Channelizing Devices, Signs & Flaggers
Within these four areas, the physical devices an inspector checks for condition, placement, and spacing include:
- Signs - regulatory, warning, and guide signs sized and spaced per the approved TTC plan.
- Channelizing devices - cones, tubular markers, drums, vertical panels, and barricades, used to form tapers and delineate the work space from traffic space.
- Flaggers - used where a TTC plan calls for temporary one-lane, two-way operation or where devices alone cannot safely control conflicting movements.

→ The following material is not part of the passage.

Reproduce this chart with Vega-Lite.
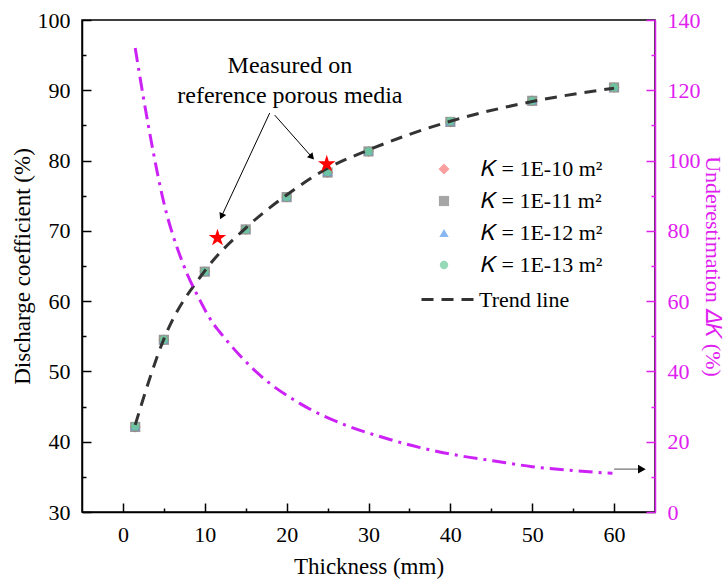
{
  "$schema": "https://vega.github.io/schema/vega-lite/v6.json",
  "width": 573,
  "height": 492,
  "autosize": {"type": "none"},
  "padding": {"left": 82, "top": 20, "right": 73, "bottom": 72},
  "background": "white",
  "config": {
    "view": {"stroke": "black", "strokeWidth": 1.5},
    "font": "Liberation Serif",
    "axis": {
      "grid": false,
      "labelFont": "Liberation Serif",
      "titleFont": "Liberation Serif",
      "labelFontSize": 22,
      "titleFontSize": 23,
      "titleFontWeight": "normal",
      "labelColor": "black",
      "titleColor": "black",
      "domainColor": "black",
      "tickColor": "black",
      "domainWidth": 1.5,
      "tickWidth": 1.5,
      "labelFlush": false,
      "labelOverlap": false
    },
    "legend": {
      "labelFont": "Liberation Serif",
      "labelFontSize": 22,
      "labelColor": "black",
      "padding": 0
    }
  },
  "resolve": {"scale": {"y": "independent"}, "axis": {"x": "independent"}},
  "layer": [
    {
      "data": {"values": [
        {"T": 1.5, "C": 42.1, "K": "𝐾 = 1E-10 m²"},
        {"T": 5, "C": 54.5, "K": "𝐾 = 1E-10 m²"},
        {"T": 10, "C": 64.2, "K": "𝐾 = 1E-10 m²"},
        {"T": 15, "C": 70.2, "K": "𝐾 = 1E-10 m²"},
        {"T": 20, "C": 74.8, "K": "𝐾 = 1E-10 m²"},
        {"T": 25, "C": 78.3, "K": "𝐾 = 1E-10 m²"},
        {"T": 30, "C": 81.3, "K": "𝐾 = 1E-10 m²"},
        {"T": 40, "C": 85.5, "K": "𝐾 = 1E-10 m²"},
        {"T": 50, "C": 88.5, "K": "𝐾 = 1E-10 m²"},
        {"T": 60, "C": 90.4, "K": "𝐾 = 1E-10 m²"},
        {"T": 1.5, "C": 42.1, "K": "𝐾 = 1E-11 m²"},
        {"T": 5, "C": 54.5, "K": "𝐾 = 1E-11 m²"},
        {"T": 10, "C": 64.2, "K": "𝐾 = 1E-11 m²"},
        {"T": 15, "C": 70.2, "K": "𝐾 = 1E-11 m²"},
        {"T": 20, "C": 74.8, "K": "𝐾 = 1E-11 m²"},
        {"T": 25, "C": 78.3, "K": "𝐾 = 1E-11 m²"},
        {"T": 30, "C": 81.3, "K": "𝐾 = 1E-11 m²"},
        {"T": 40, "C": 85.5, "K": "𝐾 = 1E-11 m²"},
        {"T": 50, "C": 88.5, "K": "𝐾 = 1E-11 m²"},
        {"T": 60, "C": 90.4, "K": "𝐾 = 1E-11 m²"},
        {"T": 1.5, "C": 42.2, "K": "𝐾 = 1E-12 m²"},
        {"T": 5, "C": 54.6, "K": "𝐾 = 1E-12 m²"},
        {"T": 10, "C": 64.3, "K": "𝐾 = 1E-12 m²"},
        {"T": 15, "C": 70.3, "K": "𝐾 = 1E-12 m²"},
        {"T": 20, "C": 74.9, "K": "𝐾 = 1E-12 m²"},
        {"T": 25, "C": 78.4, "K": "𝐾 = 1E-12 m²"},
        {"T": 30, "C": 81.4, "K": "𝐾 = 1E-12 m²"},
        {"T": 40, "C": 85.6, "K": "𝐾 = 1E-12 m²"},
        {"T": 50, "C": 88.6, "K": "𝐾 = 1E-12 m²"},
        {"T": 60, "C": 90.5, "K": "𝐾 = 1E-12 m²"},
        {"T": 1.5, "C": 42.2, "K": "𝐾 = 1E-13 m²"},
        {"T": 5, "C": 54.5, "K": "𝐾 = 1E-13 m²"},
        {"T": 10, "C": 64.2, "K": "𝐾 = 1E-13 m²"},
        {"T": 15, "C": 70.2, "K": "𝐾 = 1E-13 m²"},
        {"T": 20, "C": 74.8, "K": "𝐾 = 1E-13 m²"},
        {"T": 25, "C": 78.4, "K": "𝐾 = 1E-13 m²"},
        {"T": 30, "C": 81.3, "K": "𝐾 = 1E-13 m²"},
        {"T": 40, "C": 85.6, "K": "𝐾 = 1E-13 m²"},
        {"T": 50, "C": 88.5, "K": "𝐾 = 1E-13 m²"},
        {"T": 60, "C": 90.4, "K": "𝐾 = 1E-13 m²"}
      ]},
      "mark": {"type": "point", "filled": true, "opacity": 0.85},
      "encoding": {
        "x": {"field": "T", "type": "quantitative",
          "scale": {"domain": [-5, 65], "nice": false, "zero": false},
          "axis": {"orient": "bottom", "values": [0, 10, 20, 30, 40, 50, 60], "title": "Thickness (mm)",
            "tickSize": -9, "labelPadding": 21, "titlePadding": 10}},
        "y": {"field": "C", "type": "quantitative",
          "scale": {"domain": [30, 100], "nice": false, "zero": false},
          "axis": {"orient": "left", "values": [30, 40, 50, 60, 70, 80, 90, 100], "title": "Discharge coefficient (%)",
            "tickSize": -9, "labelPadding": 21, "titlePadding": 3}},
        "color": {"field": "K", "type": "nominal",
          "scale": {"domain": ["𝐾 = 1E-10 m²", "𝐾 = 1E-11 m²", "𝐾 = 1E-12 m²", "𝐾 = 1E-13 m²"],
            "range": ["#F77B7B", "#858585", "#5B9BEE", "#6FCB9B"]},
          "legend": {"orient": "none", "legendX": 351, "legendY": 138, "title": null,
            "symbolSize": 130, "labelOffset": 26, "rowPadding": 10, "symbolOpacity": 1}},
        "shape": {"field": "K", "type": "nominal",
          "scale": {"domain": ["𝐾 = 1E-10 m²", "𝐾 = 1E-11 m²", "𝐾 = 1E-12 m²", "𝐾 = 1E-13 m²"],
            "range": ["diamond", "square", "triangle-up", "circle"]}},
        "size": {"field": "K", "type": "nominal",
          "scale": {"domain": ["𝐾 = 1E-10 m²", "𝐾 = 1E-11 m²", "𝐾 = 1E-12 m²", "𝐾 = 1E-13 m²"],
            "range": [120, 70, 105, 115]},
          "legend": null}
      }
    },
    {
      "data": {"values": [
        {"T": 1.5, "C": 42.4, "name": "Trend line"},
        {"T": 5, "C": 54.6, "name": "Trend line"},
        {"T": 10, "C": 64.3, "name": "Trend line"},
        {"T": 15, "C": 70.4, "name": "Trend line"},
        {"T": 20, "C": 75.1, "name": "Trend line"},
        {"T": 25, "C": 78.9, "name": "Trend line"},
        {"T": 30, "C": 81.5, "name": "Trend line"},
        {"T": 40, "C": 85.6, "name": "Trend line"},
        {"T": 50, "C": 88.4, "name": "Trend line"},
        {"T": 60, "C": 90.3, "name": "Trend line"}
      ]},
      "mark": {"type": "line", "color": "#333333", "strokeWidth": 3, "interpolate": "monotone"},
      "encoding": {
        "x": {"field": "T", "type": "quantitative", "axis": null},
        "y": {"field": "C", "type": "quantitative", "scale": {"domain": [30, 100], "nice": false, "zero": false}, "axis": null},
        "strokeDash": {"field": "name", "type": "nominal",
          "scale": {"domain": ["Trend line"], "range": [[12, 8]]},
          "legend": {"orient": "none", "legendX": 338, "legendY": 252, "title": null,
            "symbolSize": 2704, "symbolStrokeWidth": 3, "symbolStrokeColor": "#333333", "labelOffset": 4}}
      }
    },
    {
      "data": {"values": [
        {"T": 11.55, "C": 69.0},
        {"T": 24.9, "C": 79.5}
      ]},
      "mark": {"type": "point", "shape": "M0,-1L0.2245,-0.309L0.951,-0.309L0.363,0.118L0.588,0.809L0,0.382L-0.588,0.809L-0.363,0.118L-0.951,-0.309L-0.2245,-0.309Z", "filled": true, "color": "#FF0000", "size": 340, "opacity": 1},
      "encoding": {
        "x": {"field": "T", "type": "quantitative", "axis": null},
        "y": {"field": "C", "type": "quantitative", "scale": {"domain": [30, 100], "nice": false, "zero": false}, "axis": null}
      }
    },
    {
      "data": {"values": [
        {"T": 17.93, "C": 86.76, "T2": 12.04, "C2": 72.05},
        {"T": 18.54, "C": 86.47, "T2": 23.08, "C2": 80.5}
      ]},
      "mark": {"type": "rule", "color": "black", "strokeWidth": 1},
      "encoding": {
        "x": {"field": "T", "type": "quantitative", "axis": null},
        "y": {"field": "C", "type": "quantitative", "scale": {"domain": [30, 100], "nice": false, "zero": false}, "axis": null},
        "x2": {"field": "T2"},
        "y2": {"field": "C2"}
      }
    },
    {
      "data": {"values": [
        {"T": 60.0, "C": 36.1, "T2": 63.4, "C2": 36.1}
      ]},
      "mark": {"type": "rule", "color": "#8a8a8a", "strokeWidth": 1.5},
      "encoding": {
        "x": {"field": "T", "type": "quantitative", "axis": null},
        "y": {"field": "C", "type": "quantitative", "scale": {"domain": [30, 100], "nice": false, "zero": false}, "axis": null},
        "x2": {"field": "T2"},
        "y2": {"field": "C2"}
      }
    },
    {
      "data": {"values": [{"T": 12.04, "C": 72.05}]},
      "mark": {"type": "point", "shape": "triangle-up", "filled": true, "color": "black", "size": 55, "angle": 205, "opacity": 1},
      "encoding": {
        "x": {"field": "T", "type": "quantitative", "axis": null},
        "y": {"field": "C", "type": "quantitative", "scale": {"domain": [30, 100], "nice": false, "zero": false}, "axis": null}
      }
    },
    {
      "data": {"values": [{"T": 23.08, "C": 80.5}]},
      "mark": {"type": "point", "shape": "triangle-up", "filled": true, "color": "black", "size": 55, "angle": 138, "opacity": 1},
      "encoding": {
        "x": {"field": "T", "type": "quantitative", "axis": null},
        "y": {"field": "C", "type": "quantitative", "scale": {"domain": [30, 100], "nice": false, "zero": false}, "axis": null}
      }
    },
    {
      "data": {"values": [{"T": 63.4, "C": 36.1}]},
      "mark": {"type": "point", "shape": "triangle-up", "filled": true, "color": "black", "size": 80, "angle": 90, "opacity": 1},
      "encoding": {
        "x": {"field": "T", "type": "quantitative", "axis": null},
        "y": {"field": "C", "type": "quantitative", "scale": {"domain": [30, 100], "nice": false, "zero": false}, "axis": null}
      }
    },
    {
      "data": {"values": [
        {"T": 20.4, "C": 92.45, "label": "Measured on"},
        {"T": 20.4, "C": 88.2, "label": "reference porous media"}
      ]},
      "mark": {"type": "text", "fontSize": 24, "font": "Liberation Serif", "align": "center", "baseline": "alphabetic", "color": "black"},
      "encoding": {
        "x": {"field": "T", "type": "quantitative", "axis": null},
        "y": {"field": "C", "type": "quantitative", "scale": {"domain": [30, 100], "nice": false, "zero": false}, "axis": null},
        "text": {"field": "label"}
      }
    },
    {
      "data": {"values": [
        {"T": 1.5, "U": 132},
        {"T": 2.5, "U": 118},
        {"T": 3.7, "U": 102.5},
        {"T": 4.8, "U": 90},
        {"T": 7.4, "U": 70.3},
        {"T": 9.4, "U": 60.3},
        {"T": 11.0, "U": 53.7},
        {"T": 11.8, "U": 51.3},
        {"T": 16.7, "U": 39},
        {"T": 21.6, "U": 30.9},
        {"T": 27.1, "U": 24.8},
        {"T": 31.5, "U": 21.4},
        {"T": 36.2, "U": 18.4},
        {"T": 40.7, "U": 16.2},
        {"T": 45.4, "U": 14.5},
        {"T": 50, "U": 12.9},
        {"T": 54.9, "U": 11.8},
        {"T": 59.8, "U": 11.0}
      ]},
      "mark": {"type": "line", "color": "#CC22F5", "strokeWidth": 3, "strokeDash": [14, 6, 3, 6], "interpolate": "monotone"},
      "encoding": {
        "x": {"field": "T", "type": "quantitative", "axis": null},
        "y": {"field": "U", "type": "quantitative", "scale": {"domain": [0, 140], "nice": false, "zero": false},
          "axis": {"orient": "right", "values": [0, 20, 40, 60, 80, 100, 120, 140], "title": "Underestimation 𝛥𝐾 (%)",
            "tickSize": -9, "labelPadding": 21, "titlePadding": 0, "titleFontSize": 22,
            "domainColor": "#E020F0", "tickColor": "#E020F0", "labelColor": "#E020F0", "titleColor": "#E020F0"}}
      }
    },
    {
      "data": {"values": [{"T": 0, "C": 50}]},
      "mark": {"type": "point", "opacity": 0},
      "encoding": {
        "x": {"field": "T", "type": "quantitative",
          "axis": {"orient": "bottom", "values": [5, 15, 25, 35, 45, 55], "labels": false, "domain": false, "tickSize": -4, "title": null}},
        "y": {"field": "C", "type": "quantitative", "scale": {"domain": [30, 100], "nice": false, "zero": false},
          "axis": {"orient": "left", "values": [35, 45, 55, 65, 75, 85, 95], "labels": false, "domain": false, "tickSize": -4, "title": null}}
      }
    },
    {
      "data": {"values": [{"T": 0, "U": 50}]},
      "mark": {"type": "point", "opacity": 0},
      "encoding": {
        "x": {"field": "T", "type": "quantitative", "axis": null},
        "y": {"field": "U", "type": "quantitative", "scale": {"domain": [0, 140], "nice": false, "zero": false},
          "axis": {"orient": "right", "values": [10, 30, 50, 70, 90, 110, 130], "labels": false, "domain": false, "tickSize": -4, "title": null, "tickColor": "#E020F0"}}
      }
    }
  ]
}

Devices that are knocked over, faded, incorrectly spaced, or missing from the approved plan are among the most common field deficiencies an HCI inspector documents.
The 2026 Reference Rule
Under the April 27, 2026 open-reference relaunch, Level I candidates may bring a bound copy of the MUTCD 11th Edition (2023) into the testing center alongside FP-24 - the only level permitted that particular reference. Inspectors should still know the four TTC zone areas cold rather than relying on flipping through the manual mid-exam, since the reference supports recall, not test-taking speed.
A contractor has installed a line of angled cones shifting two lanes of traffic into a single lane ahead of a bridge-deck pour. Which area of the TTC zone does this represent?
Material and equipment have been stored inside the space MUTCD designates to separate workers from moving traffic and give an errant vehicle room to recover. What has been violated?